In the docstring, you let the term content appear as one of the parameter.
But this has been renamed to 'data' so it should be renamed in the docstring as well :)

moranegg marked 3 inline comments as done.

Changed usage of storage for filter and get content_metadata

moranegg added inline comments.
swh/indexer/metadata.py
219

here is a version with filter() to get all sha1s needing indexing and retrieve information about all the ones who don't in a batch
but it feels slower than before
so as i wrote on devel i'm thinking of refactoring this and directly get the content_metadata?

246

great option !

swh/indexer/metadata.py
219

In my initial comment, I was more pushing to get the content_metadata as a batch :)
(since content_metadata_get seem to be able to deal with batch)
...

But i'm not sure of when we are at that moment, can you please clarify that part?

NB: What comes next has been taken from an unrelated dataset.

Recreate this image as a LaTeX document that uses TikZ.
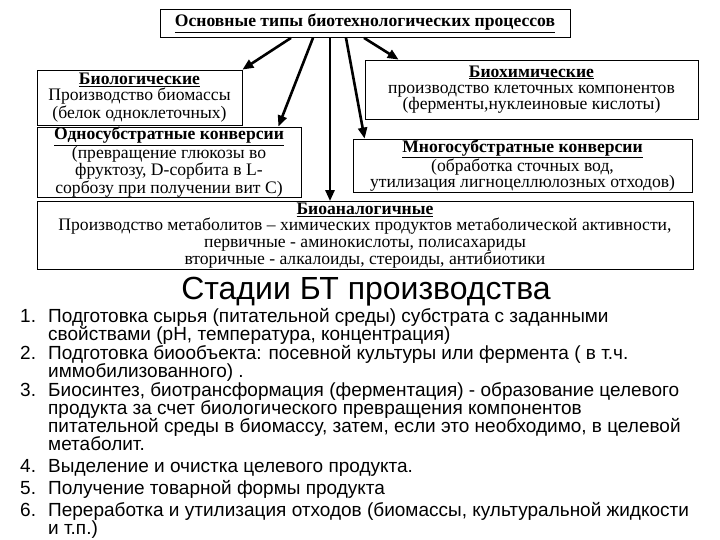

Yes but i tried a first version with filter (which is a bad idea globaly, i think it takes more time)
so now i'm updating new version, where first i try and get all sha1s and for the one i don't find i use the ContentMetadataIndexer
which keeps the results it computes and i get the result after computation. As you can see in the chart bellow:

But i'm thinking now that all of this should be in the ContentMetadataIndexer run method:
on a list of sha1s, first it fetches the results in storage and for the ones missing it computes the index while keeping all results internally

Then, with the get_results() method, the RevisionMetadataIndexer gets all results

mmm... i'm dwelling on that while implementing the storage part of revision_metadata and origin_metadata

Refactor fetch content_metadata procedure in RevisionMetadataIndexer

added CodeRepository to translated_metadata for revision_metadata

swh/indexer/metadata.py
237

beware the print statement :)

You could use self.log.debug instead, this way, it's less problematic in production.
And adapt your run tryouts (in main endpoint) with:

logging.basicConfig(level=logging.DEBUG)
255

I wanted to propose you to use array (which i did but scratched and used the comma separated string instead).
I scratched it because i did not know how to use array in the command line call (when using other values than the default).

Looking into it, there seem to exist an option for that using http://click.pocoo.org/5/options/#multiple-options.
(TL;DR we need to add the flag multiple=True to the @click.option call)

Something like this then does the trick:

@click.command()
@click.option('--rev-id',
              default=['8dbb6aeb036e7fd80664eb8bfd1507881af1ba9f',
                       '026040ea79dec1b49b4e3e7beda9132b6b26b51b',
                       '9699072e21eded4be8d45e3b8d543952533fa190'],
              help='Default sha1_git to lookup', multiple=True)
def main(rev_id):
    _git_sha1s = list(map(hashutil.hash_to_bytes, rev_id))
    rev_metadata_indexer = RevisionMetadataIndexer()
    rev_metadata_indexer.run(_git_sha1s, 'update-dups')

I know it's for test purpose and it's not high priority.

Indeed, in the actual state, this won't work if we try to pass stuff to it:

arc patch D233 ; python3 -m swh.indexer.metadata --revs_ids 8dbb6aeb036e7fd80664eb8bfd1507881af1ba9f
Traceback (most recent call last):
  File "/usr/lib/python3.5/runpy.py", line 193, in _run_module_as_main
    "__main__", mod_spec)
  File "/usr/lib/python3.5/runpy.py", line 85, in _run_code
    exec(code, run_globals)
  File "/home/tony/work/inria/repo/swh/swh-environment/swh-indexer/swh/indexer/metadata.py", line 281, in <module>
    main()
  File "/usr/lib/python3/dist-packages/click/core.py", line 716, in __call__
    return self.main(*args, **kwargs)
  File "/usr/lib/python3/dist-packages/click/core.py", line 696, in main
    rv = self.invoke(ctx)
  File "/usr/lib/python3/dist-packages/click/core.py", line 889, in invoke
    return ctx.invoke(self.callback, **ctx.params)
  File "/usr/lib/python3/dist-packages/click/core.py", line 534, in invoke
    return callback(*args, **kwargs)
  File "/home/tony/work/inria/repo/swh/swh-environment/swh-indexer/swh/indexer/metadata.py", line 273, in main
    _git_sha1s = list(map(hashutil.hash_to_bytes, revs_ids))
  File "/home/tony/work/inria/repo/swh/swh-environment/swh-model/swh/model/hashutil.py", line 230, in hash_to_bytes
    return bytes.fromhex(hash)
ValueError: non-hexadecimal number found in fromhex() arg at position 0
swh/indexer/metadata.py
255

Oh and the cli call which works becomes something like:

python3 -m swh.indexer.metadata --rev-id 8dbb6aeb036e7fd80664eb8bfd1507881af1ba9f --rev-id 026040ea79dec1b49b4e3e7beda9132b6b26b51b --rev-id ...
moranegg added inline comments.
swh/indexer/metadata.py
237

i thought i have erased all print()..
sorry :-p

and thanks for the tip

moranegg marked an inline comment as done.

Updating D233: to run click with multiple args

This revision is now accepted and ready to land.Jul 28 2017, 12:41 PM
This revision was automatically updated to reflect the committed changes.